While the maritime industry carries over 90% of the world’s trade each year and remains the most cost-effective way to move large quantities of goods long distances, the industry is responsible for a significant portion of the world’s pollution. The main types of oil used by ships is high-sulphur fuel oil which contains high levels of the element sulphur. When a ship’s engines burn sulphur containing fuel emissions containing particulate matter, nitrogen oxides, and sulphur oxides (SOx) are emitted into the atmosphere. The thousands of ships that travel across the world’s oceans burn nearly 2 billion barrels of high-sulphur fuel oil each year, releasing thousands of tons of pollution, primarily in the form of SOx, into the atmosphere. It is currently estimated that the shipping industry alone accounts for between 2 and 3 percent of the world’s total greenhouse gas emissions, a major contributing factor in the global climate change crisis.
The emissions of SOx created by ship’s engines are commonly known to be harmful to both the environment and human health. In addition to creating acid rain, which damages crops and forests far inland from the ships are creating these harmful emissions, SOx contributes to the destruction of aquatic animals and the acidification of oceans, causing considerable damage to the marine environment.
“It is estimated that 400,000 premature deaths each year are caused by emission from ships. These emissions further account for 14 million cases of asthma per year.”

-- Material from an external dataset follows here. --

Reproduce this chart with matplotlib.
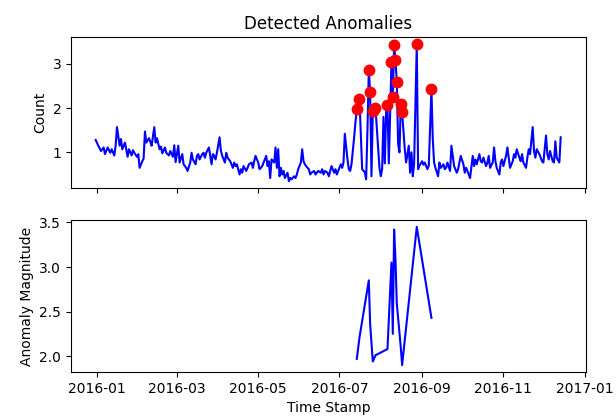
import numpy as np
import matplotlib
matplotlib.use("Agg")
import matplotlib.pyplot as plt

start_date = "2016-01-01"

# daily count series (day offset from start_date, value)
day_offsets = [
    -1, 1, 3, 5, 6, 8, 10, 11, 13, 14, 15, 17, 18, 19, 21, 23, 24, 26, 27, 28,
    30, 31, 32, 34, 35, 36, 37, 39, 40, 41, 43, 44, 45, 47, 48, 49, 51, 52, 54, 55,
    57, 58, 59, 61, 62, 64, 65, 67, 68, 70, 71, 72, 74, 75, 76, 77, 79, 80, 81, 82,
    84, 86, 87, 88, 89, 90, 92, 93, 94, 96, 97, 98, 99, 100, 102, 103, 104, 105, 107, 108,
    109, 110, 112, 113, 114, 116, 117, 118, 119, 121, 122, 123, 124, 126, 127, 128, 129, 130, 131, 133,
    134, 135, 136, 137, 138, 139, 140, 141, 143, 144, 145, 146, 148, 149, 150, 151, 153, 154, 155, 156,
    158, 159, 160, 161, 163, 164, 165, 166, 168, 169, 170, 171, 173, 174, 175, 176, 178, 179, 180, 181,
    183, 184, 185, 186, 188, 189, 190, 191, 193, 194, 195, 197, 199, 201, 202, 203, 204, 205, 206, 207,
    209, 212, 213, 214, 215, 216, 217, 218, 219, 220, 221, 222, 223, 224, 225, 226, 227, 228, 229, 231,
    232, 234, 235, 236, 237, 238, 240, 241, 242, 244, 245, 246, 248, 249, 251, 252, 253, 254, 256, 257,
    258, 260, 261, 262, 263, 265, 266, 267, 268, 270, 271, 272, 273, 275, 276, 277, 278, 280, 282, 283,
    284, 285, 287, 288, 289, 290, 292, 293, 294, 295, 297, 298, 299, 300, 302, 303, 304, 305, 307, 308,
    309, 310, 312, 313, 314, 315, 317, 318, 319, 320, 322, 323, 324, 325, 327, 328, 329, 330, 332, 333,
    334, 335, 337, 338, 339, 340, 342, 343, 344, 345, 347, 348,
]
counts = [
    1.28, 1.15, 1.03, 1.11, 0.96, 1.11, 0.99, 1.07, 0.93, 1.15, 1.57, 1.15, 1.30, 1.07, 1.22, 0.90, 1.07, 0.93, 1.05, 0.99,
    0.90, 0.96, 0.65, 0.80, 0.86, 1.47, 1.22, 1.32, 1.24, 1.15, 1.57, 1.22, 1.32, 1.07, 1.13, 0.98, 1.11, 0.99, 0.93, 1.03,
    0.90, 1.16, 0.78, 1.15, 0.77, 0.96, 0.73, 0.65, 0.58, 0.77, 0.99, 0.84, 0.73, 0.92, 0.96, 0.84, 0.96, 0.99, 0.88, 0.99,
    1.11, 0.73, 0.96, 0.92, 0.84, 0.99, 1.34, 1.03, 0.92, 0.77, 0.99, 0.88, 0.84, 0.80, 0.65, 0.77, 0.69, 0.73, 0.50, 0.62,
    0.54, 0.69, 0.58, 0.65, 0.73, 0.77, 0.65, 0.80, 0.92, 0.77, 0.62, 0.65, 0.69, 0.84, 0.92, 0.69, 0.80, 0.42, 0.84, 0.77,
    1.11, 0.65, 1.07, 0.46, 0.65, 0.50, 0.58, 0.42, 0.54, 0.35, 0.42, 0.39, 0.46, 0.42, 0.50, 0.62, 0.77, 1.07, 0.80, 0.73,
    0.65, 0.62, 0.50, 0.54, 0.58, 0.50, 0.54, 0.58, 0.54, 0.62, 0.50, 0.58, 0.54, 0.46, 0.58, 0.69, 0.54, 0.62, 0.50, 0.58,
    0.73, 0.65, 0.77, 1.42, 0.84, 0.62, 0.58, 0.73, 1.34, 1.69, 1.97, 2.21, 0.62, 0.55, 0.39, 1.53, 2.85, 2.36, 0.46, 1.94,
    2.01, 0.65, 0.46, 0.62, 1.80, 0.75, 1.90, 2.08, 0.75, 1.85, 3.05, 2.25, 3.42, 3.09, 2.59, 1.20, 1.00, 2.10, 1.90, 1.07,
    0.77, 1.15, 0.54, 1.00, 0.46, 0.75, 3.45, 0.62, 0.70, 0.80, 0.72, 0.77, 0.62, 0.70, 2.43, 1.30, 0.77, 0.65, 0.46, 0.77,
    0.65, 0.73, 0.62, 0.65, 0.77, 0.58, 1.15, 0.92, 0.69, 0.54, 0.62, 0.77, 0.92, 0.73, 0.54, 0.65, 0.58, 0.42, 0.92, 0.69,
    0.84, 0.73, 0.96, 0.80, 0.77, 0.88, 0.69, 0.77, 0.92, 0.65, 0.77, 1.11, 0.80, 0.65, 0.50, 0.77, 0.84, 0.69, 0.92, 1.11,
    0.88, 0.65, 0.80, 0.96, 0.88, 1.07, 0.88, 0.80, 0.96, 0.77, 0.65, 0.88, 1.07, 0.96, 1.57, 1.03, 0.88, 1.07, 0.96, 0.88,
    0.80, 0.77, 1.38, 0.96, 0.84, 1.03, 0.80, 0.77, 1.25, 0.88, 0.77, 1.34,
]

# detected anomalies
anom_days = [195, 197, 204, 205, 207, 209, 218, 221, 222, 223, 224, 225, 228, 229, 240, 251]
anom_values = [1.97, 2.21, 2.85, 2.36, 1.94, 2.01, 2.08, 3.05, 2.25, 3.42, 3.09, 2.59, 2.10, 1.90, 3.45, 2.43]

base = np.datetime64(start_date)
dates = base + np.array(day_offsets).astype("timedelta64[D]")
anom_dates = base + np.array(anom_days).astype("timedelta64[D]")

W, H = 616, 417
fig = plt.figure(figsize=(W / 100, H / 100), dpi=100)
ax1 = fig.add_axes([71 / W, 1 - 188 / H, 515 / W, 151 / H])
ax2 = fig.add_axes([71 / W, 1 - 372 / H, 515 / W, 152 / H], sharex=ax1)

ax1.plot(dates, counts, color="b", linewidth=1.5)
ax1.plot(anom_dates, anom_values, "o", color="r", markersize=7.5, linestyle="none")
ax1.set_title("Detected Anomalies")
ax1.set_ylabel("Count")
ax1.tick_params(labelbottom=False)

ax2.plot(anom_dates, anom_values, color="b", linewidth=1.5)
ax2.set_ylabel("Anomaly Magnitude")
ax2.set_xlabel("Time Stamp")

ax1.set_xlim(base - np.timedelta64(19, "D") - np.timedelta64(12, "h"),
             base + np.timedelta64(367, "D"))

fig.savefig("out.png", dpi=100)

In addition to causing damage to the natural environment, SOx emitted by ships is known to be harmful to human health. According to a report from Nature, it is estimated that 400,000 premature deaths each year are caused by emissions from ships. These emissions further account for 14 million cases of asthma per year.
“The reason the health impact of these fuels is not a front-page scandal is simply that those impacted tend to be people living along developing country coastlines and ports in Asia, rather than people in western capitals,”
says one shipping consultant.
The EPA’s goal is to ensure that the entire shipping industry lives up to the spirit of the new sulphur regulations and is working to prevent companies from cheating these regulations by simply dumping their pollution into the world’s oceans rather than the atmosphere.